Egli subisce una percezione di aggressione alla natura, le sovrastrutture vengono considerate elementi dannosi che imprigionano la vita. Affiora con prepotenza la poetica del fanciullino di Giovanni Pascoli spesso presente nell’opera poetica di Pasolini.

Rivolgendosi poi ad alcuni abitanti di Orte per chieder loro cosa ne pensassero della forma della città e ricevendo risposte aleatorie, il regista riesce ad evidenziare il rischio di perdere la memoria.

Emerge il Pasolini paesaggista, che rimarca il principio dell’evoluzione della natura e dell’uomo, di un mondo lontano, fatto di antiche tradizioni contadine, il Pasolini feroce critico del consumismo che distrugge il presente ed erode il passato, cancellandolo con esso i valori veri.

Critico verso il futuro inteso come sviluppo, responsabile di aver reso l’uomo un mero consumatore, con il suo documentario “La forma della città” riesce a creare momenti di riflessione, suscitare importanti dibattiti.

La sua è una critica feroce alle leggi urbanistiche e giunge alla conclusione dell’impossibilità di contrastare la logica del consumismo, privo di rispetto per la sacralità della terra e delle architetture legate al metro della natura tipico delle culture contadine.

Pasolini ricorda che il senso della comunità è svanito, mentre in un passato non molto lontano si costruiva rispettando la “socialità” di un territorio ed era viva la consapevolezza di difenderlo.

E’ la sua una sensibilità ferita che sottolinea la fatica di battersi per la tutela di una strada sterrata, o di  un sentiero che serbano lo stesso valore di un bellissimo monumento o di un’opera d’arte.

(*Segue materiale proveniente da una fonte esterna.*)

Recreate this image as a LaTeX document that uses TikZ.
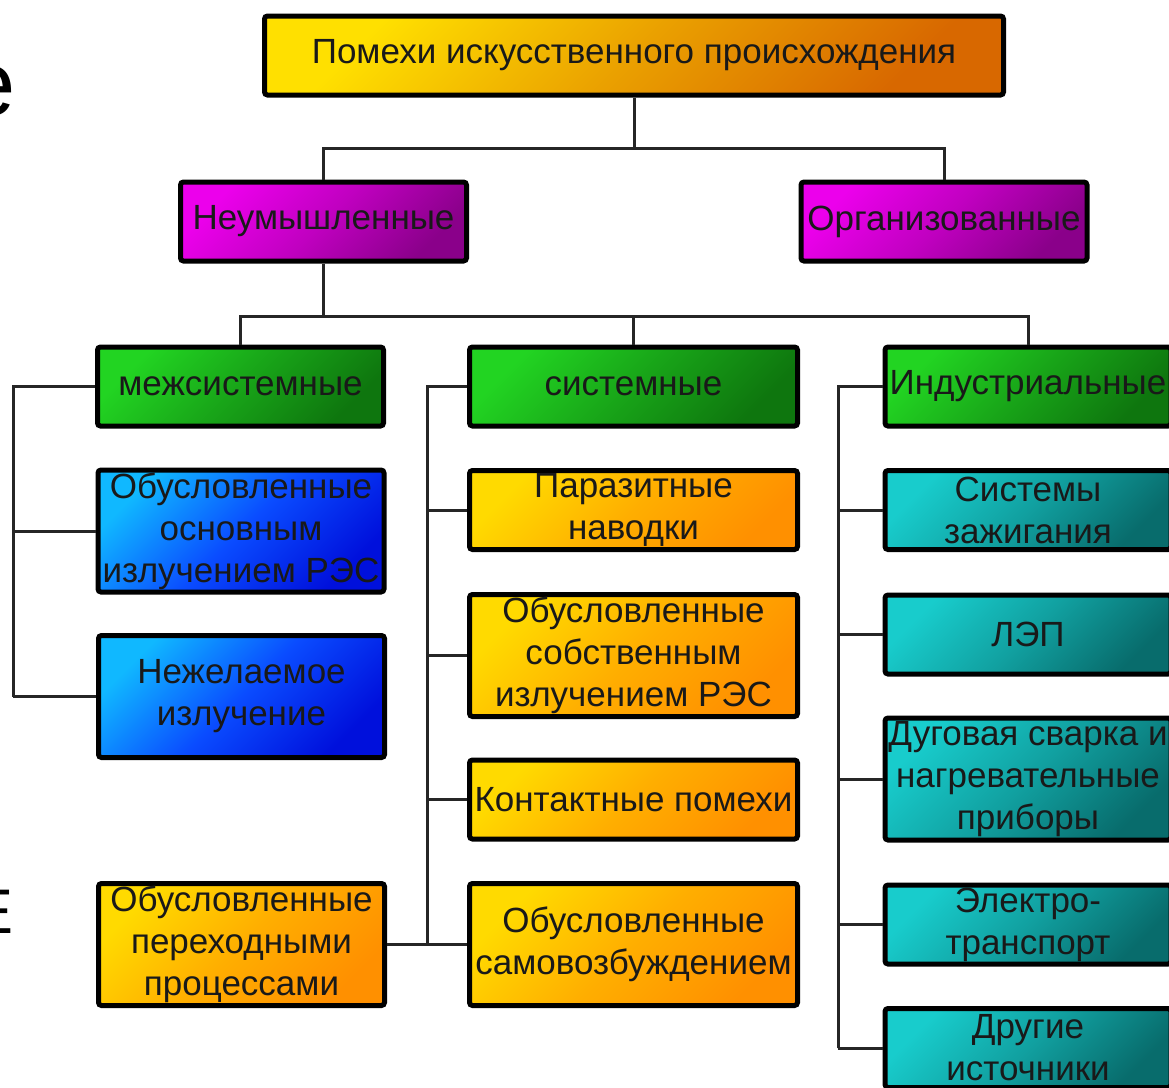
\documentclass[tikz,border=0pt]{standalone}
\usepackage{fontspec}
\setmainfont{Liberation Sans}
\definecolor{yelA}{HTML}{FFE000}
\definecolor{yelM}{HTML}{EAA000}
\definecolor{orA}{HTML}{D86800}
\definecolor{magA}{HTML}{EC00EC}
\definecolor{magM}{HTML}{C000C0}
\definecolor{magB}{HTML}{8A008A}
\definecolor{grnA}{HTML}{22D422}
\definecolor{grnM}{HTML}{18A418}
\definecolor{grnB}{HTML}{0E760E}
\definecolor{cyA}{HTML}{10B8FF}
\definecolor{bluM}{HTML}{0A4CFF}
\definecolor{bluB}{HTML}{0010DC}
\definecolor{yelB}{HTML}{FFDA00}
\definecolor{orM}{HTML}{FFAE00}
\definecolor{orB}{HTML}{FF9000}
\definecolor{tealA}{HTML}{18CCCC}
\definecolor{tealM}{HTML}{11A0A0}
\definecolor{tealB}{HTML}{086C6C}

\begin{document}
\begin{tikzpicture}[x=0.5pt,y=-0.5pt,
    box/.style={draw=black,line width=2.5pt,rounded corners=1.5pt,inner sep=0pt,
      align=center,minimum width=143pt,minimum height=39.5pt,
      font=\fontsize{17.5}{21}\selectfont,text=black!90},
    tall/.style={minimum height=61pt},
    wide/.style={minimum width=164pt},
    grad/.style n args={3}{top color=#1,bottom color=#3,middle color=#2,shading angle=45},
    wire/.style={draw=black!85,line width=1.5pt}]
      \useasboundingbox (0,0) rectangle (1169,1088);
      \node (slideE) at (16,115) [anchor=base east,inner sep=0pt,font=\fontsize{46}{46}\selectfont] {е};
      \node (slideEE) at (14,933) [anchor=base east,inner sep=0pt,font=\fontsize{31.5}{31.5}\selectfont] {Е};

      \node (top) at (634,55.5) [box,grad={yelA}{yelM}{orA},minimum width=369.5pt] {Помехи искусственного происхождения};
      \node (neum) at (323.5,221.5) [box,grad={magA}{magM}{magB}] {Неумышленные};
      \node (org) at (944,221.5) [box,grad={magA}{magM}{magB}] {Организованные};

      \node (mezh) at (240.5,386.5) [box,grad={grnA}{grnM}{grnB}] {межсистемные};
      \node (sist) at (633.5,386.5) [box,wide,grad={grnA}{grnM}{grnB}] {системные};
      \node (indus) at (1028,386.5) [box,grad={grnA}{grnM}{grnB}] {Индустриальные};

      \node (osn) at (241,531) [box,tall,grad={cyA}{bluM}{bluB}] {Обусловленные\\основным\\излучением РЭС};
      \node (nezh) at (241.5,696.5) [box,tall,grad={cyA}{bluM}{bluB}] {Нежелаемое\\излучение};
      \node (perehod) at (241.5,944.5) [box,tall,grad={yelB}{orM}{orB}] {Обусловленные\\переходными\\процессами};

      \node (paraz) at (633.5,510) [box,wide,grad={yelB}{orM}{orB}] {Паразитные\\наводки};
      \node (sobst) at (633.5,655.5) [box,wide,tall,grad={yelB}{orM}{orB}] {Обусловленные\\собственным\\излучением РЭС};
      \node (kont) at (633.5,799.5) [box,wide,grad={yelB}{orM}{orB}] {Контактные помехи};
      \node (samovozb) at (633.5,944.5) [box,wide,tall,grad={yelB}{orM}{orB}] {Обусловленные\\самовозбуждением};

      \node (zazh) at (1028,510) [box,grad={tealA}{tealM}{tealB}] {Системы\\зажигания};
      \node (lep) at (1028,634.5) [box,grad={tealA}{tealM}{tealB}] {ЛЭП};
      \node (dug) at (1028,779) [box,tall,grad={tealA}{tealM}{tealB}] {Дуговая сварка и\\нагревательные\\приборы};
      \node (elektro) at (1028,924.5) [box,grad={tealA}{tealM}{tealB}] {Электро-\\транспорт};
      \node (drug) at (1028,1048) [box,grad={tealA}{tealM}{tealB}] {Другие\\источники};

      \coordinate (j1) at (634,148);
      \coordinate (j2) at (323.5,316);
      \coordinate (lb) at (13,696.5);
      \coordinate (mb) at (427,944.5);
      \coordinate (rb) at (838,1048);

      \draw[wire] (top) -- (j1) -| (neum);
      \draw[wire] (j1) -| (org);
      \draw[wire] (neum) -- (j2);
      \foreach \n in {mezh,sist,indus}
        \draw[wire] (j2) -| (\n);
      \foreach \n in {mezh,osn}
        \draw[wire] (lb) |- (\n);
      \draw[wire] (lb) -- (nezh);
      \foreach \n in {sist,paraz,sobst,kont}
        \draw[wire] (mb) |- (\n);
      \draw[wire] (perehod) -- (samovozb);
      \foreach \n in {indus,zazh,lep,dug,elektro}
        \draw[wire] (rb) |- (\n);
      \draw[wire] (rb) -- (drug);
    \end{tikzpicture}
\end{document}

Il sapere, la formazione intellettuale di Pasolini affondano le proprie radici nella memoria, nella  tradizione culturale arcaica e sembrano far proprie le idee di Le Corbusier che suggerisce che “bisogna agire nella modestia…l’unica cosa possibile è la continuità, la perseveranza, l’unica cosa trasmissibile è il pensiero, che può diventare una vittoria sul destino al di là della morte”.